Vemma’s preliminary injunction against insurer denied
In response, Vemma filed for a preliminary injunction that would force Hanover to
reimburse them for their defense expenses to date and, going forward, paying their expenses within ten days of receiving invoices until the applicable policy limits are exhausted.
On July 29th Vemma’s motion was denied.
In denying Vemma coverage for the FTC lawsuit, Hanover argued that it was a “related” pyramid scheme claim.
Several other pyramid scheme claims have been made against Vemma prior to the FTC action a year ago.
Vemma’s policy with Hanover only protected them against ‘claims first made against the insureds‘, and so the insurer argued that the FTC action was not covered.
The court ultimately agreed with Hanover’s decision.
Vemma’s argument simply ignores the terms of the policy related to covered claims.
Hanover concedes the FTC action is a claim under the policy only to the extent that it is a Related Claim—one arising from the same facts or circumstances as claims against Defendants from earlier policy periods that were never brought to Hanover’s attention.
Hanover does not concede that the FTC action is a claim first made under the 2015-16 policy.
By the express terms of the 2015-16 Policy, the Court agrees with Hanover that the Court need not reach policy exclusions if the FTC action is not a claim first made under that policy.
One point the court agreed with Vemma on though was that their policy
is not so broad as to mean that any former claim using the words “pyramid scheme” precludes any later pyramid scheme claim from coverage under the policy.
They must arise from the same “facts, circumstances, situations, transactions, results, damage or events” under the policy, which is by its very nature a fact-intensive inquiry.
As far as the court is concerned, a related claim must arise from ‘the same facts or circumstances as claims against Vemma from earlier policy periods’.

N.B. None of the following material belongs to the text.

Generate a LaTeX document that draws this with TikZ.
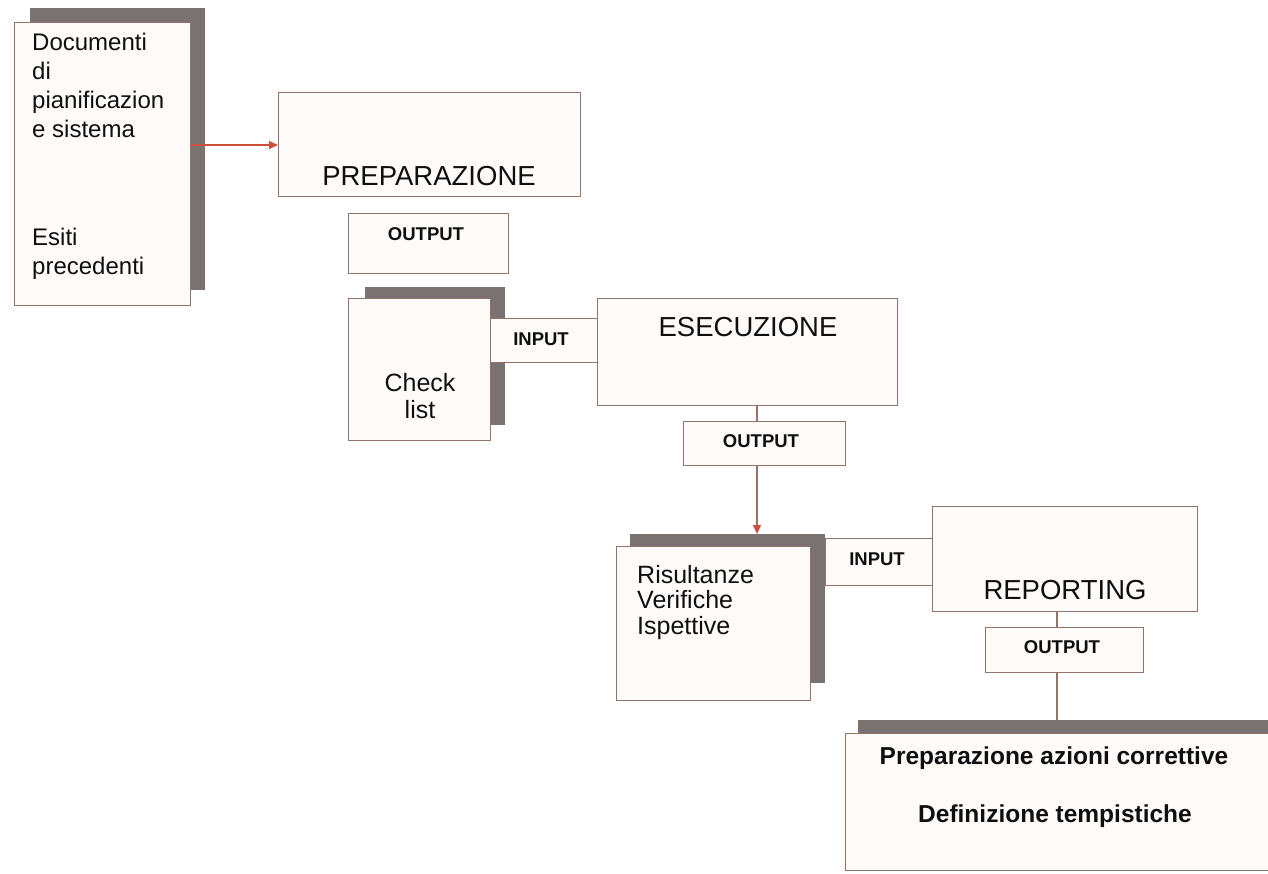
\documentclass[tikz,border=0pt]{standalone}
\usepackage{fontspec}
\setmainfont{Liberation Sans}
\usetikzlibrary{arrows.meta}
\definecolor{edgec}{RGB}{150,115,105}
\definecolor{fillc}{RGB}{255,251,249}
\definecolor{shadowc}{RGB}{122,114,112}
\definecolor{arrowc}{RGB}{205,80,60}
\definecolor{textc}{RGB}{15,15,15}
\tikzset{
  box/.style={draw=edgec, line width=1.3pt, fill=fillc, rectangle, inner sep=0pt, anchor=north west},
  shade/.style={fill=shadowc, draw=none, rectangle, inner sep=0pt, anchor=north west},
  bigtxt/.style={font=\fontsize{27.5}{30}\selectfont, text=textc, inner sep=0pt},
  smalltxt/.style={font=\bfseries\fontsize{18.5}{20}\selectfont, text=textc, inner sep=0pt},
  midtxt/.style={font=\fontsize{24}{29}\selectfont, text=textc, inner sep=0pt, align=left},
  lowtxt/.style={font=\bfseries\fontsize{24.5}{27}\selectfont, text=textc, inner sep=0pt},
  conn/.style={draw=edgec, line width=1.3pt},
  arr/.style={draw=arrowc, line width=1.3pt, -{Triangle[length=9pt,width=8pt,color=arrowc]}},
  arrb/.style={draw=edgec, line width=1.3pt, -{Triangle[length=9pt,width=8pt,color=arrowc]}}
}
\begin{document}
\begin{tikzpicture}[x=1pt,y=-1pt]
\useasboundingbox[fill=white] (0,0) rectangle (1268,874);
% Documenti box
\node[shade, minimum width=175pt, minimum height=282pt] (docsh) at (30,8) {};
\node[box, minimum width=176pt, minimum height=283pt] (doc) at (14,22) {};
\node[midtxt, anchor=north west] (doctxt) at (32,33) {Documenti\\di\\pianificazion\\e sistema};
\node[midtxt, anchor=north west] (esiti) at (32,228) {Esiti\\precedenti};
% Preparazione
\node[box, minimum width=302pt, minimum height=104pt] (prep) at (278,92) {};
\node[bigtxt] (preptxt) at (429,176) {PREPARAZIONE};
\coordinate (docout) at (doc.east |- 0,145);
\draw[arr] (docout) -- (docout -| prep.west);
% Output 1
\node[box, minimum width=160pt, minimum height=60pt] (out1) at (348,213) {};
\node[smalltxt] (out1txt) at (426,234) {OUTPUT};
% Check list
\node[shade, minimum width=140pt, minimum height=138pt] (chksh) at (365,287) {};
\node[box, minimum width=142pt, minimum height=142pt] (chk) at (348,298) {};
\node[midtxt, align=center, font=\fontsize{25}{27}\selectfont] (chktxt) at (420,396) {Check\\list};
% Input 1
\node[box, minimum width=107pt, minimum height=44pt] (in1) at (490,318) {};
\node[smalltxt] (in1txt) at (541,339) {INPUT};
% Esecuzione
\node[box, minimum width=300pt, minimum height=107pt] (esec) at (597,298) {};
\node[bigtxt] (esectxt) at (748,327) {ESECUZIONE};
% Output 2
\node[box, minimum width=162pt, minimum height=44pt] (out2) at (683,421) {};
\node[smalltxt] (out2txt) at (761,441) {OUTPUT};
\coordinate (e2) at (757,405);
\draw[conn] (e2) -- (e2 |- out2.north);
% Risultanze
\node[shade, minimum width=195pt, minimum height=149pt] (rissh) at (630,534) {};
\node[box, minimum width=194pt, minimum height=154pt] (ris) at (616,546) {};
\node[midtxt, anchor=north west, font=\fontsize{25}{25.5}\selectfont] (ristxt) at (637,565) {Risultanze\\Verifiche\\Ispettive};
\coordinate (o2b) at (757,465);
\draw[arrb] (o2b |- out2.south) -- (o2b |- rissh.north);
% Input 2
\node[box, minimum width=107pt, minimum height=47pt] (in2) at (825,538) {};
\node[smalltxt] (in2txt) at (877,559) {INPUT};
% Reporting
\node[box, minimum width=265pt, minimum height=105pt] (rep) at (932,506) {};
\node[bigtxt] (reptxt) at (1065,590) {REPORTING};
% Output 3
\node[box, minimum width=158pt, minimum height=45pt] (out3) at (985,627) {};
\node[smalltxt] (out3txt) at (1062,647) {OUTPUT};
\coordinate (r3) at (1057,611);
\draw[conn] (r3) -- (r3 |- out3.north);
% Final box
\node[shade, minimum width=440pt, minimum height=20pt] (finsh) at (858,720) {};
\node[box, minimum width=440pt, minimum height=137pt] (fin) at (845,733) {};
\node[lowtxt] (fin1) at (1054,758) {Preparazione azioni correttive};
\node[lowtxt] (fin2) at (1055,816) {Definizione tempistiche};
\draw[conn] (r3 |- out3.south) -- (r3 |- finsh.north);
\end{tikzpicture}
\end{document}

It is not clear from the Complaint and the associated judicially-noticed public records whether the prior claims with respect to Vemma’s alleged operation of a pyramid scheme were based on the same marketing and compensation scheme, or “policies and procedures,” as the FTC action.
Hanover’s allegations as to prior claims brought to Vemma’s attention are not sufficient for the Court to conclude as a matter of law that the prior claims were Related Claims under the policy to those brought in the FTC action.
This conclusion, among others, saw Hanover’s request for judgement on their pleadings struck down.
With respect to Vemma’s requested preliminary injunction, interestingly enough the court evaluated the matter by separating BK Boreyko from Vemma.
No evidence before the Court indicates that the FTC action is not a claim
first made against Mr. Boreyko as an Insured Individual, and Mr. Boreyko is thus likely to succeed on the merits in showing his is a claim first made under the 2015-16 Policy.
Vemma however weren’t so lucky.
Hanover has produced enough evidence in resisting Vemma’s request for a preliminary injunction to raise a serious dispute as to that question.
In this respect, the Court cannot conclude that Vemma has met its burden to show that the facts and law are clearly in its favor to warrant a mandatory injunction.
That’s not to say that Vemma can’t be covered, just that they need to provide more evidence supporting their position. The same in reverse applies to Hanover.
Following payment of a $50,000 security, Boreyko is hereby covered for the FTC action under his Hanover policy.
Bit of an interesting judgement. I’m not 100% clear on how Hanover’s legal insurance works, but there’s definitely some overlap with respect to the FTC’s claims against Vemma and Boreyko as individual defendants.
That said they do have separate lawyers so, at least on the surface, it doesn’t seem like Boreyko’s win will necessarily benefit Vemma. At least not beyond funds that would otherwise have had to be allocated to Boreyko’s defense now able to be put towards Vemma’s.